IANAL and all that stuff, but I have been in similar situations (but different problem-type). If you can find the exact language (in City Code or such) that prohibits such ‘construction’ and/or altering of floodwater/etc, you may also find the ‘how-to’ of addressing grievances of violations (remedy?). A person, in some cities, may use ‘abatement’ that allows a person to legally declare something as ‘bad’ and can allow it (the violation) to be removed and cost charged to owner of the violation (in so many words). I would think that a person has an avenue to put this up before a judge of some sort without too much legal representation (unless it gets really nasty).
You might be able to this yourself depending on City Codes (if any are to be found, though such almost always exist, ime) and abatement can be powerful to avoid if in the ‘wrong’. Having an attorney walk you through whatever process is needed is the best advice, of course, but it may kinda easy if it is obviously ‘against Code’, per se.
Is there a way to drain your property without the water going onto his property. Maybe a section of drain tile would solve the problem. Yes your neighbor is a jerk, but sometimes the best way to win a fight is to avoid it.
The evil part of me thinks you should tell the neighbor downhill from this neighbor that he should build a small dam to keep flood water off his property. This would flood jerk neighbor’s property. This of course the wrong way to handle this, but I still like to plot revenge.
I knocked on the door and their teenage(ish) daughter answered. Explained the situation and she said we need to speak with the landlord. Presumably, they are renting and the landlord decided to put up the barricade in response to the flooding two months back.
She said she didn’t have the info but she would tape it to our door. At least I don’t have to deal with angry dude…
So the wife and I knocked on the door today to try and get the landlord information and the woman answered the phone. She gave us a ton of attitude and flatly said she didn’t care whether her landlord’s solution was causing us problems as long as her backyard and basement were fine.
Then she said she didn’t like my wife’s attitude and slammed the door in our faces.
So that went about as well as I anticipated…
I did a search and found out the name of the property owner but not a phone number. I am unsure what to do next… Any thoughts?
Talk to the next person in the chain of command. Ask for his supervisor, the City Engineer, Village President, Mayor etc…
Actually, the first thing I would do is pick through your city’s code and see if he needs a permit to put up the barrier. If you need a permit to put up a fence (and you probably do), I’m guessing you need a permit to put this up as well. You can probably go down to your city hall and ask to see it.
In fact, your best bet might actually be to go down to your city hall and just calmly explain the problem. “Hi there, I have a quick question for you, I live over on Addison St. A few weeks ago my neighbor put up a concrete barrier in his yard and I’m having this problem where every time it rains all the water [whatever the water does], before he put this up it [whatever the water used to do]. I tried to talk to him about it but he said it’s not his problem. So, my question is, is this a city issue? Is this something that an inspector should have had to sign off on or do I need to deal with this on my own in court?”

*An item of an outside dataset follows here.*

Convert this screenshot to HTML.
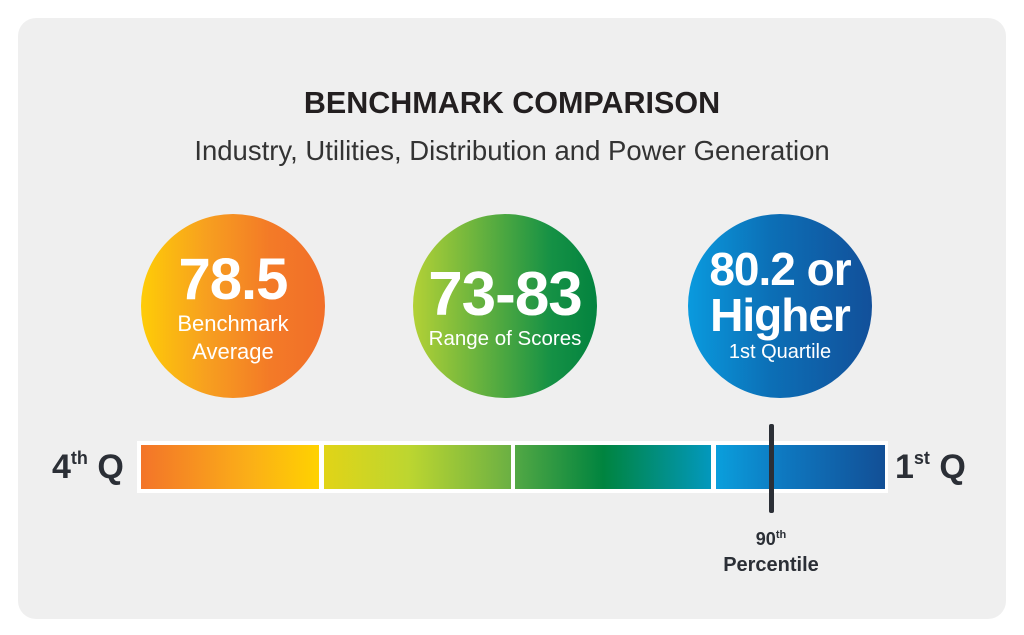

I’d start with something along those lines. If they tell you to talk to the inspector, just say “Well, I already did, he told me that he doesn’t deal with problems that are this small*, is there someone else I can talk to? Does he have a supervisor?”
*if the inspector said anything rude, use his exact words
Did the tenants put up the barrier and not the landlord? That could be why they are so squirrelly about giving you the contact information for the landlord.
Does your jurisdiction have the real estate assesments online? That will give you an address. Use something like Zabasearch to get the phone number or send a letter Certified mail. I bet that if the tenants did something like this, the landlord will be pissed since this opens him up to liability.
Talk to an attorney who handles nuisance cases. This is a common law tort, and one which may likely apply here.
Not that this is relevant, but in my county (SoCal) you can not drain water from your property to or over an adjacent property. It must flow to to the street/storm drain.
Ask the city for the landlord’s contact info. Explain the situation, acknowledge that it’s probably too small a matter for them to do code enforcement on, but ask nicely if they can at least help you get in touch with the landlord. Couldn’t hurt, and might help.